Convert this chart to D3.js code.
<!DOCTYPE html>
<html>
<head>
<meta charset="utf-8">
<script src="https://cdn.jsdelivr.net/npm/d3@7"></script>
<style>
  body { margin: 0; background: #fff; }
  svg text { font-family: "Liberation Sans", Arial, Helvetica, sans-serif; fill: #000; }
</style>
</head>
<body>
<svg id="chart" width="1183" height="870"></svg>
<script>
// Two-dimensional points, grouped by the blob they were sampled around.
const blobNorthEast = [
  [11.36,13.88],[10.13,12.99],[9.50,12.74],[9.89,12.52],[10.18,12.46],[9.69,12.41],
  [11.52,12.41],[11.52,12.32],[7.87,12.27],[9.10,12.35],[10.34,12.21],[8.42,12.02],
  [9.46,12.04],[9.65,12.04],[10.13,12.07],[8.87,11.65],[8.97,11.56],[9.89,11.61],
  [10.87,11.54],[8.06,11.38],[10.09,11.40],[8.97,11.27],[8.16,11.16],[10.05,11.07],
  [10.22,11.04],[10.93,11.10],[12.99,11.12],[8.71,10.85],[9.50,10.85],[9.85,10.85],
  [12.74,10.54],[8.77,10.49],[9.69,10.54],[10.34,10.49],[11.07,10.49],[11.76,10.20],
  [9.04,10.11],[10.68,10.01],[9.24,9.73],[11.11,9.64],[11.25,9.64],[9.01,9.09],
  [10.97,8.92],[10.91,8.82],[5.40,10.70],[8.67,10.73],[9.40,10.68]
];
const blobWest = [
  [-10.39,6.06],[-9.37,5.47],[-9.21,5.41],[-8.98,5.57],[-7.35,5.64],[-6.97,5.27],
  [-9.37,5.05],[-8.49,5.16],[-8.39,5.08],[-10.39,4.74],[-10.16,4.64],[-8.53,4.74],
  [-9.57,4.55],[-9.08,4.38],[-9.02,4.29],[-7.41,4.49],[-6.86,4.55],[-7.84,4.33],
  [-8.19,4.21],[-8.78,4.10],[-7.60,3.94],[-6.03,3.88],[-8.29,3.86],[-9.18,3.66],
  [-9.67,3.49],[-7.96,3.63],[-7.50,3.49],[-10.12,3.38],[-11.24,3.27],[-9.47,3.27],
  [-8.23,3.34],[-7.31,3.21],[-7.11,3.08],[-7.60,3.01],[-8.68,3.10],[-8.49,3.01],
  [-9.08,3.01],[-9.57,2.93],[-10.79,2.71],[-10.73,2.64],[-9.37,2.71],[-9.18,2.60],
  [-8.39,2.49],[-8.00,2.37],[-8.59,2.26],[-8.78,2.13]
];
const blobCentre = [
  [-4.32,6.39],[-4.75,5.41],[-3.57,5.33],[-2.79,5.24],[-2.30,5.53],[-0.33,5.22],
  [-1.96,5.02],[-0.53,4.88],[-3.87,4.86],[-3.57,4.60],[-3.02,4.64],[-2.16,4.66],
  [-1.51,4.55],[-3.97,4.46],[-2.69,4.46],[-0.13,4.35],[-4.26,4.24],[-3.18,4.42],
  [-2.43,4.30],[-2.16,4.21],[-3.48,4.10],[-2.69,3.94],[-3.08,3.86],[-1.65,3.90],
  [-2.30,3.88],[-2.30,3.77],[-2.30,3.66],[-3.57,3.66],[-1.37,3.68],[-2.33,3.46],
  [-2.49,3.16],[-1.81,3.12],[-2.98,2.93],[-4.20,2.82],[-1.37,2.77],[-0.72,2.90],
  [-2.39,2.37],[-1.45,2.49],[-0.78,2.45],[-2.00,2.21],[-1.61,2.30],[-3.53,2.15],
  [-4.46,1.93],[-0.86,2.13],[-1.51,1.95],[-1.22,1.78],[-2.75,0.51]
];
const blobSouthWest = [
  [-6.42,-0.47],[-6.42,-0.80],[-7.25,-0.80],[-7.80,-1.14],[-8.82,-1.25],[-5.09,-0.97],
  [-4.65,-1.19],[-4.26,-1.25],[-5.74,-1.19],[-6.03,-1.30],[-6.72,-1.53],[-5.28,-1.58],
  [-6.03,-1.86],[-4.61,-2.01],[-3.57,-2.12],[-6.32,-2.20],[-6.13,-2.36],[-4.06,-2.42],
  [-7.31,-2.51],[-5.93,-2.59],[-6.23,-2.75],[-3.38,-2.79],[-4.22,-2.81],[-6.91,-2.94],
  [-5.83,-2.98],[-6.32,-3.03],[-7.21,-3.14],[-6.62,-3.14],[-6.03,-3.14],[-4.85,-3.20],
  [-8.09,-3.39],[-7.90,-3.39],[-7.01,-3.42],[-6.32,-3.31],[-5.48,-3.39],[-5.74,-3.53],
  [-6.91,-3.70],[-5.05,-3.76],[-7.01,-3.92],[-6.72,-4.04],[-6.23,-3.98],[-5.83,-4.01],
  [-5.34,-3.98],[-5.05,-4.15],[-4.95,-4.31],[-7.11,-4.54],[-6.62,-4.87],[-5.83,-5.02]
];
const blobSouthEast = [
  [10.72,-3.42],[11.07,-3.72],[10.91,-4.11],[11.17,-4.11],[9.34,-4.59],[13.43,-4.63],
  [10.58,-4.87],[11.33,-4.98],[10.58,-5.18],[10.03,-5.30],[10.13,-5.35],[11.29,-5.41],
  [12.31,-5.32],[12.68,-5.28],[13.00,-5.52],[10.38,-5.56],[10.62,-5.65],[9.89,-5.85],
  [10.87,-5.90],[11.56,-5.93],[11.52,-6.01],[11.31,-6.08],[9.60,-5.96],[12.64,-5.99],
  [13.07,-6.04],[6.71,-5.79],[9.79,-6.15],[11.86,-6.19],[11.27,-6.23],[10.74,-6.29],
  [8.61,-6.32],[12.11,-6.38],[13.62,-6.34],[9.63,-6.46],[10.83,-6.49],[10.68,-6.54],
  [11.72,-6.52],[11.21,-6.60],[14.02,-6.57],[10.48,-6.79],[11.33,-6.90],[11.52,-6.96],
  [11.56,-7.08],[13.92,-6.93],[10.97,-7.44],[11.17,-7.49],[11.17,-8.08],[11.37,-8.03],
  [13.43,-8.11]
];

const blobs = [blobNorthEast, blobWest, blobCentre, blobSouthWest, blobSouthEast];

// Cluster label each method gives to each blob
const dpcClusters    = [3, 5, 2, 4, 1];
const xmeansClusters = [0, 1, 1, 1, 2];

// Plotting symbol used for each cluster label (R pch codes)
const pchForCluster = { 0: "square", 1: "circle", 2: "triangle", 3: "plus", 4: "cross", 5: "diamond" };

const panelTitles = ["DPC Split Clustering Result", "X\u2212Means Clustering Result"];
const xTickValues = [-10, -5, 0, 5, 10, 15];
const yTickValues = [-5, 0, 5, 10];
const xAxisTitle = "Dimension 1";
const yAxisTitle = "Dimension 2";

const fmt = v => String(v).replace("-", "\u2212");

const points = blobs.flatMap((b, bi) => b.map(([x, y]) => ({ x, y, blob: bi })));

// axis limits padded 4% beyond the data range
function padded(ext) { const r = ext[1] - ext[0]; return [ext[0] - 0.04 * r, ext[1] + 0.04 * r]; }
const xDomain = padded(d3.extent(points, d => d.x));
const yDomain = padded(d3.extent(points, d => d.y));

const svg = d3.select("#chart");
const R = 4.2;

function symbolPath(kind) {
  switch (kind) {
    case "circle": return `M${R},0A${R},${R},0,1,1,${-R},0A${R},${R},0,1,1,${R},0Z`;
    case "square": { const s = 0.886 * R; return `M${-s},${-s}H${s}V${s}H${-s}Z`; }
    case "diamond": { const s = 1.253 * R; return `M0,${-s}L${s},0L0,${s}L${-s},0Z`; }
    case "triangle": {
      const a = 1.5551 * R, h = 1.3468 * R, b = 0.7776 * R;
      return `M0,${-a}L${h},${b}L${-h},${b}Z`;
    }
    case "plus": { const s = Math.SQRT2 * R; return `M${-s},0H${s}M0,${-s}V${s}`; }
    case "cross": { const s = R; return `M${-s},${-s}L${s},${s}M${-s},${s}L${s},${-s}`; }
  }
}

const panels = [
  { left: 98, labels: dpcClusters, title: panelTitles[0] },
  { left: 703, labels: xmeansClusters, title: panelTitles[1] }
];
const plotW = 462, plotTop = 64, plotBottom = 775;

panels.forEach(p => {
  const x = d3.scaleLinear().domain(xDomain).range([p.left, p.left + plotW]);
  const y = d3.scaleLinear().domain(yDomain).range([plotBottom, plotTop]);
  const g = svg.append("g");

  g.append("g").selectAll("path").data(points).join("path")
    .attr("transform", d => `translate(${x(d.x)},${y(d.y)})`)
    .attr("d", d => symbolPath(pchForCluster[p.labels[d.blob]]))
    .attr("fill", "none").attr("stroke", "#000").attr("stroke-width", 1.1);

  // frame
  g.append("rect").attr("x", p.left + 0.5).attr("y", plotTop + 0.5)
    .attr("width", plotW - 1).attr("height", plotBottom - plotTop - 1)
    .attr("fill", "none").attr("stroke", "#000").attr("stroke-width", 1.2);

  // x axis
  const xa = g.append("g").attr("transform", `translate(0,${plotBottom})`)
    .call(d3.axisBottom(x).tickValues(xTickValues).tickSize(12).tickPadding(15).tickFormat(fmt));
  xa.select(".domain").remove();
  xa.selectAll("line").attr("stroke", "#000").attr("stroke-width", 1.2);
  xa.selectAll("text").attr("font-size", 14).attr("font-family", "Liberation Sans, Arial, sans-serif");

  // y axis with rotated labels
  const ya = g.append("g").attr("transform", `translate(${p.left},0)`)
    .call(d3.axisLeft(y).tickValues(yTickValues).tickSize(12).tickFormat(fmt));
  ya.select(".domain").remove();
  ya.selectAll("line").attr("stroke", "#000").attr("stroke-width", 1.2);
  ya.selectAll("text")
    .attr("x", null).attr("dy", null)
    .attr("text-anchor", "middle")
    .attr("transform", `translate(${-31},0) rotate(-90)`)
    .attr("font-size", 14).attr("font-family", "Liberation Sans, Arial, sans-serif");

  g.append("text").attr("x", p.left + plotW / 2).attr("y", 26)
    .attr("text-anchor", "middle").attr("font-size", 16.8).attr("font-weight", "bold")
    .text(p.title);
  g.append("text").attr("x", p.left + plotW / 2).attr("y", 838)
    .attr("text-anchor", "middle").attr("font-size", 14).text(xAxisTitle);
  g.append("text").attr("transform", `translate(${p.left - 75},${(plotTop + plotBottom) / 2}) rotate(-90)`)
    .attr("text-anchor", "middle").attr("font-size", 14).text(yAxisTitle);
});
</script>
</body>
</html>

...

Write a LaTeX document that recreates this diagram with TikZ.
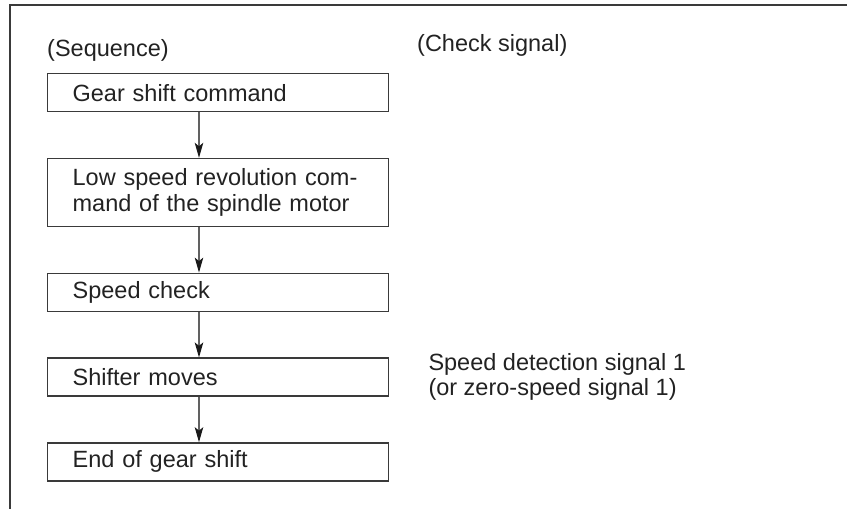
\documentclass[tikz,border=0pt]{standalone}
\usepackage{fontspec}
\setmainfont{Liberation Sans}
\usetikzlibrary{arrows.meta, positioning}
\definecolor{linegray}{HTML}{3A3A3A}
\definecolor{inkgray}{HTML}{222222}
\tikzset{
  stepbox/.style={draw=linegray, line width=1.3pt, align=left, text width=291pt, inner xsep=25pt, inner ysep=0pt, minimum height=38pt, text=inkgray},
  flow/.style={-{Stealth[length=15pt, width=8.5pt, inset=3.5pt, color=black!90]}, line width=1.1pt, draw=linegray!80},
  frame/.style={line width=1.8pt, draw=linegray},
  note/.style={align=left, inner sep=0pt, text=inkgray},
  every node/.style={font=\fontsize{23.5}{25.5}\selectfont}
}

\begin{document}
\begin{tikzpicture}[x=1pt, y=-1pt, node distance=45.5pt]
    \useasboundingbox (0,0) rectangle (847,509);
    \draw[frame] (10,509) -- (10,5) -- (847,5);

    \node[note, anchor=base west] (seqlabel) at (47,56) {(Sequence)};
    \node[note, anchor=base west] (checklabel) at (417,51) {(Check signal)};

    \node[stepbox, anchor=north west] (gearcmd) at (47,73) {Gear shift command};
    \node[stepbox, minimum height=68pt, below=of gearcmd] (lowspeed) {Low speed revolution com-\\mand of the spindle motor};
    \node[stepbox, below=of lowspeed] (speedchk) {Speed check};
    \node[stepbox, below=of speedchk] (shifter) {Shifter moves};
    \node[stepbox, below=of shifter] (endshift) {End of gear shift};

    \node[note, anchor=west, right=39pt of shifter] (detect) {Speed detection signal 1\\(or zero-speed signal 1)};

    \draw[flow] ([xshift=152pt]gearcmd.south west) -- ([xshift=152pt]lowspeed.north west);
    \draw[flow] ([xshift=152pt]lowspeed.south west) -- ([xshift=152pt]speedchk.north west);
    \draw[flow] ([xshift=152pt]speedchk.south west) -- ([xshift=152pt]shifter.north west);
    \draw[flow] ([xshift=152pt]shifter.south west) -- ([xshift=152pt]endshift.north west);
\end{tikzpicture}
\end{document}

--

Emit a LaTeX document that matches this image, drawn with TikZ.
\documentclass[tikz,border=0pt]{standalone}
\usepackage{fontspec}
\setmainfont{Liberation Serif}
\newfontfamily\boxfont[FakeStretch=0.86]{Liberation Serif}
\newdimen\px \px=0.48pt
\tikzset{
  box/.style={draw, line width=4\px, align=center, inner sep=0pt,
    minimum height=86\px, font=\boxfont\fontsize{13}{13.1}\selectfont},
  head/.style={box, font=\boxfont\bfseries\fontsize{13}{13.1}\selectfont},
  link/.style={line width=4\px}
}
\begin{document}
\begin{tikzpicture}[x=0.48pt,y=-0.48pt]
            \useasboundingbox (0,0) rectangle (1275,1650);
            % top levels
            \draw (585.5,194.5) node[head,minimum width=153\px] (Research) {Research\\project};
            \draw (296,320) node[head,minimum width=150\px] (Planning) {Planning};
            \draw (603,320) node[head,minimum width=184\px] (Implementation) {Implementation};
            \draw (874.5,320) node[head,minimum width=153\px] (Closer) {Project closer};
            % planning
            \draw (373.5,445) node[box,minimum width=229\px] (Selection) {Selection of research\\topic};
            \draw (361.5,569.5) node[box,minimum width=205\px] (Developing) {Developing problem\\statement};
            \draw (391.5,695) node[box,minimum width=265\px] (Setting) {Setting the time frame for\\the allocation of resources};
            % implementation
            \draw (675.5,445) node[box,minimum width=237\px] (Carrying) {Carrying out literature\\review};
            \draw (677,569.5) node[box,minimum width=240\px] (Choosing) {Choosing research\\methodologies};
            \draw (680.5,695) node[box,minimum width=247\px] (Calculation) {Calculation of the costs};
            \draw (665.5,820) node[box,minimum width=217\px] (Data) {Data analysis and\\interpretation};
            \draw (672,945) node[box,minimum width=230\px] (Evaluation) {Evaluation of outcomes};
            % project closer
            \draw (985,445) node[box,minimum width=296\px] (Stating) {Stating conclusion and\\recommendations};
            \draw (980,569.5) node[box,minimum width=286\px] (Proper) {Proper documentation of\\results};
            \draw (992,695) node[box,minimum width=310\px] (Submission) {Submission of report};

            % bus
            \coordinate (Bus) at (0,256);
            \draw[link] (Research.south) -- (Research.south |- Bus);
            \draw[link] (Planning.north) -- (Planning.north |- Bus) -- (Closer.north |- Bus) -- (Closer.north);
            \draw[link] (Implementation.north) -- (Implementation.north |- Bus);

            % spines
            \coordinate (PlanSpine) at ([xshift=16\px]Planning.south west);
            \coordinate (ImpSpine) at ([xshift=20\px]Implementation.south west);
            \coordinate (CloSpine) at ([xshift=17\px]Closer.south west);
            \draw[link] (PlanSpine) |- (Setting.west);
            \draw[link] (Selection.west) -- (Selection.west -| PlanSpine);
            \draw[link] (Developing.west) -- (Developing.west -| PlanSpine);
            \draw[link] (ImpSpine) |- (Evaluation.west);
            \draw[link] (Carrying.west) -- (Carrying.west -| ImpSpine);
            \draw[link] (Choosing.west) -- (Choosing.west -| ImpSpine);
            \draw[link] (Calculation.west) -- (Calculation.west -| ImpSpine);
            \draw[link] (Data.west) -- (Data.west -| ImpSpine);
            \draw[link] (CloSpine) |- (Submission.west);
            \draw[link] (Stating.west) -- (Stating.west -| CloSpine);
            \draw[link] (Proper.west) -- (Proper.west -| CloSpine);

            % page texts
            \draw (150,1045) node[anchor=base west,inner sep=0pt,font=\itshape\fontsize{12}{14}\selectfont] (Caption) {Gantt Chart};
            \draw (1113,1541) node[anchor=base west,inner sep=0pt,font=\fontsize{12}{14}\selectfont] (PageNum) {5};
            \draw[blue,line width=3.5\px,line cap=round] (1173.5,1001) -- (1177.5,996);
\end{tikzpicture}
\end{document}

WHAT IS NEEDED:
Scan the listing above. Gather each line that contains the word "with".

THE ANSWER:
  // y axis with rotated labels
Write a LaTeX document that recreates this diagram with TikZ.
Emit a LaTeX document that matches this image, drawn with TikZ.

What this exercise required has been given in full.